— Written problem —
Write out the material exactly, without any of its pictures.

──────── Supplied data

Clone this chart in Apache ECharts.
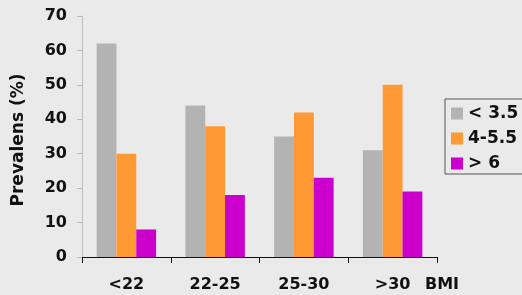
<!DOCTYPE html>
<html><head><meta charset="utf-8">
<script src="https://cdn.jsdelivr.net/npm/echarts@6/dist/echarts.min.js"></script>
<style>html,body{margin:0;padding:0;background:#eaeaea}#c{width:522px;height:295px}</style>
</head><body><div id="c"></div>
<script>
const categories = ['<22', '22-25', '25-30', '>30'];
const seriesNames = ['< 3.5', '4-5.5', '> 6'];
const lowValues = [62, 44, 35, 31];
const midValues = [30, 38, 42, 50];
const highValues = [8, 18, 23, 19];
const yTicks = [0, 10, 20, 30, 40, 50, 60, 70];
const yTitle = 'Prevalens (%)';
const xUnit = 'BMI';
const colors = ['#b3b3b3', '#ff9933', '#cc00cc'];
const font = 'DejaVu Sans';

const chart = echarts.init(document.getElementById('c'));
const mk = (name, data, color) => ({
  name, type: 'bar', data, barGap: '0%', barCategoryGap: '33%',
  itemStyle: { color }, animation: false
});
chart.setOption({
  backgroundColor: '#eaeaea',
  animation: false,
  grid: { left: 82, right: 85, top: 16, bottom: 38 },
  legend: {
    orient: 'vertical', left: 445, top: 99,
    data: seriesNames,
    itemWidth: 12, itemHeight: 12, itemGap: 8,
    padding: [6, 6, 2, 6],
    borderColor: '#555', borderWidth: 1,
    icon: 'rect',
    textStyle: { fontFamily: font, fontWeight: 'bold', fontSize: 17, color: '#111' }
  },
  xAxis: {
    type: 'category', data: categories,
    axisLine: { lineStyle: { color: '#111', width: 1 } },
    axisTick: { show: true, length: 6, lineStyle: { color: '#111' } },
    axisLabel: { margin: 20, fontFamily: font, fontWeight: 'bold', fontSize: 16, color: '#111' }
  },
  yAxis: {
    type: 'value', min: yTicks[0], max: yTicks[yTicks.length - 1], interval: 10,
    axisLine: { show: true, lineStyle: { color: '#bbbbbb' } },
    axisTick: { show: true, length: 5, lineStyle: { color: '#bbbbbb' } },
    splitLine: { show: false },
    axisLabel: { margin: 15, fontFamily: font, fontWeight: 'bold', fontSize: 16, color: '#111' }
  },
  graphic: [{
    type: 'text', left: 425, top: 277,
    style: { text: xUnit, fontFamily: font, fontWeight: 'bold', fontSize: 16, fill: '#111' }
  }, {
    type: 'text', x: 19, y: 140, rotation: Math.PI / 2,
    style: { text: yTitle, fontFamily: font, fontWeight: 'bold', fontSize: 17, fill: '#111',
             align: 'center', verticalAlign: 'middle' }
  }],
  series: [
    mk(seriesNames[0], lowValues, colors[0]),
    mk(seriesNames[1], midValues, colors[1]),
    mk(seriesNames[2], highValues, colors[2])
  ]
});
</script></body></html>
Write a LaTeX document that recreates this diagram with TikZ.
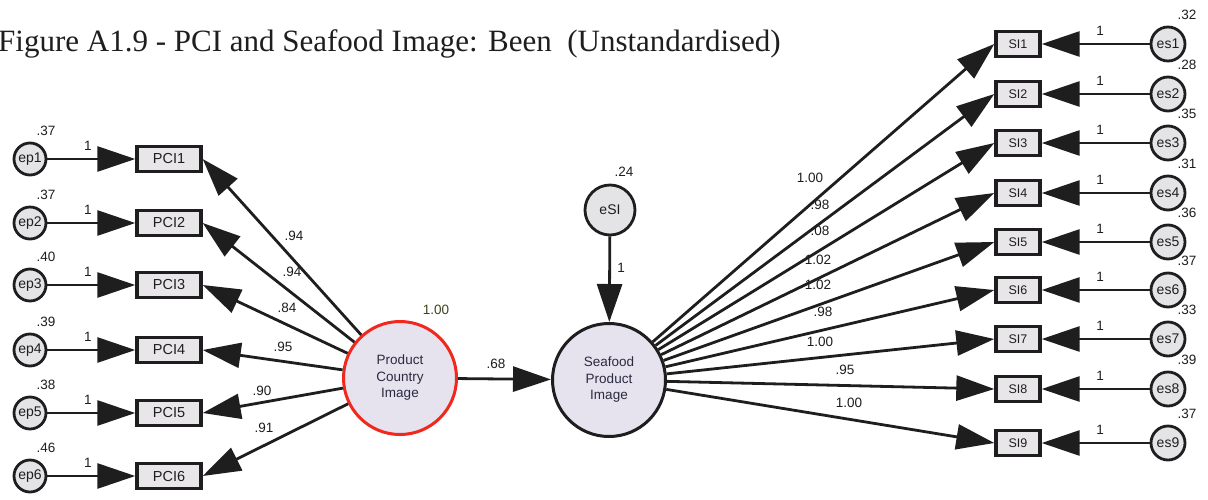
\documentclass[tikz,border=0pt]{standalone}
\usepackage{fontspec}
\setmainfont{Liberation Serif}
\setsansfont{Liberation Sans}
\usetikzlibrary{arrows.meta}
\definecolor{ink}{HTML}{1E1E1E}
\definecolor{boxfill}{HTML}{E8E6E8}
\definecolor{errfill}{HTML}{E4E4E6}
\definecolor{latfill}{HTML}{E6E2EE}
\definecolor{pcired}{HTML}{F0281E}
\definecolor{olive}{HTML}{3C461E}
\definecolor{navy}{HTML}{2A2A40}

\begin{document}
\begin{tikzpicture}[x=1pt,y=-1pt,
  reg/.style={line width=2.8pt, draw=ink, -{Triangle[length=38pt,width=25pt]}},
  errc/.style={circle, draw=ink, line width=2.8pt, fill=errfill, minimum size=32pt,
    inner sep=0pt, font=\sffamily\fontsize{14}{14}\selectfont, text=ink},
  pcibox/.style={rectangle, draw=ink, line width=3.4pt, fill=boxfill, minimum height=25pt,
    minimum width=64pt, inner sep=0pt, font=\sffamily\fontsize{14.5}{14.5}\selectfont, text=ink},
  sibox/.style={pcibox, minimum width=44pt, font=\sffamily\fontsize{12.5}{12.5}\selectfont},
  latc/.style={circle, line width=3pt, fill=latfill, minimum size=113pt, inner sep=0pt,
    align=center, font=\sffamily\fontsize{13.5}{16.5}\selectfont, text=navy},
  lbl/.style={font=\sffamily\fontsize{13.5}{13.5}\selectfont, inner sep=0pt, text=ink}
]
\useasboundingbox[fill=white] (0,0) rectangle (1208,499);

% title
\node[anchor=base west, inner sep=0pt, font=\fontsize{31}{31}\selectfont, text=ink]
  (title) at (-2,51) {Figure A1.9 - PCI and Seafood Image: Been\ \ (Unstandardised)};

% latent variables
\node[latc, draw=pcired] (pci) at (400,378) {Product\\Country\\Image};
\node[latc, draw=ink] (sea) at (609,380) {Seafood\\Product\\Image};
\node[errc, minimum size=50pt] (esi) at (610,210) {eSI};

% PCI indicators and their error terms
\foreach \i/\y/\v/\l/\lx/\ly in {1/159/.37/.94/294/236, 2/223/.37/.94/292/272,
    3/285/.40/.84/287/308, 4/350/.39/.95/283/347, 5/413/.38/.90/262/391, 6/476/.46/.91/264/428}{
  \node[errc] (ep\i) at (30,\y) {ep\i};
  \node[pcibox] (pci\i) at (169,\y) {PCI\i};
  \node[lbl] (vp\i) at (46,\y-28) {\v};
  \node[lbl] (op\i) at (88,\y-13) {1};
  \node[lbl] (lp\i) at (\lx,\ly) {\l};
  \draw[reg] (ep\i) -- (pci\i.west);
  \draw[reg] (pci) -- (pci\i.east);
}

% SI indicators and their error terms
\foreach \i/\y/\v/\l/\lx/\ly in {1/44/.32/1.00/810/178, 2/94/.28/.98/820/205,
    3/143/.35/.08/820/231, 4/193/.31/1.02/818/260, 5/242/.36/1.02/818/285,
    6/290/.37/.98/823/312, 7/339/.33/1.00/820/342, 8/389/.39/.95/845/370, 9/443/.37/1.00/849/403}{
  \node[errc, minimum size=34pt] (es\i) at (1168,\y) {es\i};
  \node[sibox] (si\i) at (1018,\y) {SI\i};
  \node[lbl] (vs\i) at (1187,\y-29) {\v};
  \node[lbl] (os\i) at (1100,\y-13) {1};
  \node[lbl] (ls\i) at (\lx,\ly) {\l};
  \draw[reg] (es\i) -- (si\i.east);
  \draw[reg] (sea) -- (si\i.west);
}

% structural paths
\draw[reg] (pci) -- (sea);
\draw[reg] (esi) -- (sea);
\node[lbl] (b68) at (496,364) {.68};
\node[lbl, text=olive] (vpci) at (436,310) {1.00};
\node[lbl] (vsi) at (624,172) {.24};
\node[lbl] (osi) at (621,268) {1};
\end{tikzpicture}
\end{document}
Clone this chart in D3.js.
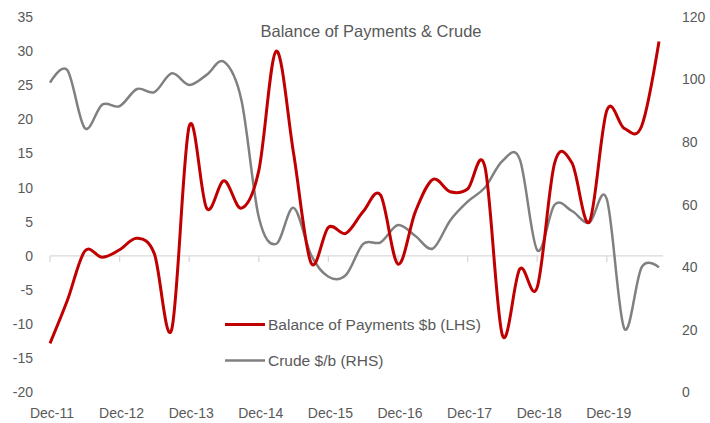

────────────────

— Reply —
Clone this chart in Apache ECharts.
<!DOCTYPE html>
<html><head><meta charset="utf-8">
<script src="https://cdn.jsdelivr.net/npm/echarts@6/dist/echarts.min.js"></script>
<style>html,body{margin:0;padding:0;background:#eaeaea}#c{width:522px;height:295px}</style>
</head><body><div id="c"></div>
<script>
const categories = ['<22', '22-25', '25-30', '>30'];
const seriesNames = ['< 3.5', '4-5.5', '> 6'];
const lowValues = [62, 44, 35, 31];
const midValues = [30, 38, 42, 50];
const highValues = [8, 18, 23, 19];
const yTicks = [0, 10, 20, 30, 40, 50, 60, 70];
const yTitle = 'Prevalens (%)';
const xUnit = 'BMI';
const colors = ['#b3b3b3', '#ff9933', '#cc00cc'];
const font = 'DejaVu Sans';

const chart = echarts.init(document.getElementById('c'));
const mk = (name, data, color) => ({
  name, type: 'bar', data, barGap: '0%', barCategoryGap: '33%',
  itemStyle: { color }, animation: false
});
chart.setOption({
  backgroundColor: '#eaeaea',
  animation: false,
  grid: { left: 82, right: 85, top: 16, bottom: 38 },
  legend: {
    orient: 'vertical', left: 445, top: 99,
    data: seriesNames,
    itemWidth: 12, itemHeight: 12, itemGap: 8,
    padding: [6, 6, 2, 6],
    borderColor: '#555', borderWidth: 1,
    icon: 'rect',
    textStyle: { fontFamily: font, fontWeight: 'bold', fontSize: 17, color: '#111' }
  },
  xAxis: {
    type: 'category', data: categories,
    axisLine: { lineStyle: { color: '#111', width: 1 } },
    axisTick: { show: true, length: 6, lineStyle: { color: '#111' } },
    axisLabel: { margin: 20, fontFamily: font, fontWeight: 'bold', fontSize: 16, color: '#111' }
  },
  yAxis: {
    type: 'value', min: yTicks[0], max: yTicks[yTicks.length - 1], interval: 10,
    axisLine: { show: true, lineStyle: { color: '#bbbbbb' } },
    axisTick: { show: true, length: 5, lineStyle: { color: '#bbbbbb' } },
    splitLine: { show: false },
    axisLabel: { margin: 15, fontFamily: font, fontWeight: 'bold', fontSize: 16, color: '#111' }
  },
  graphic: [{
    type: 'text', left: 425, top: 277,
    style: { text: xUnit, fontFamily: font, fontWeight: 'bold', fontSize: 16, fill: '#111' }
  }, {
    type: 'text', x: 19, y: 140, rotation: Math.PI / 2,
    style: { text: yTitle, fontFamily: font, fontWeight: 'bold', fontSize: 17, fill: '#111',
             align: 'center', verticalAlign: 'middle' }
  }],
  series: [
    mk(seriesNames[0], lowValues, colors[0]),
    mk(seriesNames[1], midValues, colors[1]),
    mk(seriesNames[2], highValues, colors[2])
  ]
});
</script></body></html>
Write a LaTeX document that recreates this diagram with TikZ.
\documentclass[tikz,border=0pt]{standalone}
\usepackage{fontspec}
\setmainfont{Liberation Serif}
\setsansfont{Liberation Sans}
\usetikzlibrary{arrows.meta}
\definecolor{ink}{HTML}{1E1E1E}
\definecolor{boxfill}{HTML}{E8E6E8}
\definecolor{errfill}{HTML}{E4E4E6}
\definecolor{latfill}{HTML}{E6E2EE}
\definecolor{pcired}{HTML}{F0281E}
\definecolor{olive}{HTML}{3C461E}
\definecolor{navy}{HTML}{2A2A40}

\begin{document}
\begin{tikzpicture}[x=1pt,y=-1pt,
  reg/.style={line width=2.8pt, draw=ink, -{Triangle[length=38pt,width=25pt]}},
  errc/.style={circle, draw=ink, line width=2.8pt, fill=errfill, minimum size=32pt,
    inner sep=0pt, font=\sffamily\fontsize{14}{14}\selectfont, text=ink},
  pcibox/.style={rectangle, draw=ink, line width=3.4pt, fill=boxfill, minimum height=25pt,
    minimum width=64pt, inner sep=0pt, font=\sffamily\fontsize{14.5}{14.5}\selectfont, text=ink},
  sibox/.style={pcibox, minimum width=44pt, font=\sffamily\fontsize{12.5}{12.5}\selectfont},
  latc/.style={circle, line width=3pt, fill=latfill, minimum size=113pt, inner sep=0pt,
    align=center, font=\sffamily\fontsize{13.5}{16.5}\selectfont, text=navy},
  lbl/.style={font=\sffamily\fontsize{13.5}{13.5}\selectfont, inner sep=0pt, text=ink}
]
\useasboundingbox[fill=white] (0,0) rectangle (1208,499);

% title
\node[anchor=base west, inner sep=0pt, font=\fontsize{31}{31}\selectfont, text=ink]
  (title) at (-2,51) {Figure A1.9 - PCI and Seafood Image: Been\ \ (Unstandardised)};

% latent variables
\node[latc, draw=pcired] (pci) at (400,378) {Product\\Country\\Image};
\node[latc, draw=ink] (sea) at (609,380) {Seafood\\Product\\Image};
\node[errc, minimum size=50pt] (esi) at (610,210) {eSI};

% PCI indicators and their error terms
\foreach \i/\y/\v/\l/\lx/\ly in {1/159/.37/.94/294/236, 2/223/.37/.94/292/272,
    3/285/.40/.84/287/308, 4/350/.39/.95/283/347, 5/413/.38/.90/262/391, 6/476/.46/.91/264/428}{
  \node[errc] (ep\i) at (30,\y) {ep\i};
  \node[pcibox] (pci\i) at (169,\y) {PCI\i};
  \node[lbl] (vp\i) at (46,\y-28) {\v};
  \node[lbl] (op\i) at (88,\y-13) {1};
  \node[lbl] (lp\i) at (\lx,\ly) {\l};
  \draw[reg] (ep\i) -- (pci\i.west);
  \draw[reg] (pci) -- (pci\i.east);
}

% SI indicators and their error terms
\foreach \i/\y/\v/\l/\lx/\ly in {1/44/.32/1.00/810/178, 2/94/.28/.98/820/205,
    3/143/.35/.08/820/231, 4/193/.31/1.02/818/260, 5/242/.36/1.02/818/285,
    6/290/.37/.98/823/312, 7/339/.33/1.00/820/342, 8/389/.39/.95/845/370, 9/443/.37/1.00/849/403}{
  \node[errc, minimum size=34pt] (es\i) at (1168,\y) {es\i};
  \node[sibox] (si\i) at (1018,\y) {SI\i};
  \node[lbl] (vs\i) at (1187,\y-29) {\v};
  \node[lbl] (os\i) at (1100,\y-13) {1};
  \node[lbl] (ls\i) at (\lx,\ly) {\l};
  \draw[reg] (es\i) -- (si\i.east);
  \draw[reg] (sea) -- (si\i.west);
}

% structural paths
\draw[reg] (pci) -- (sea);
\draw[reg] (esi) -- (sea);
\node[lbl] (b68) at (496,364) {.68};
\node[lbl, text=olive] (vpci) at (436,310) {1.00};
\node[lbl] (vsi) at (624,172) {.24};
\node[lbl] (osi) at (621,268) {1};
\end{tikzpicture}
\end{document}
Clone this chart in D3.js.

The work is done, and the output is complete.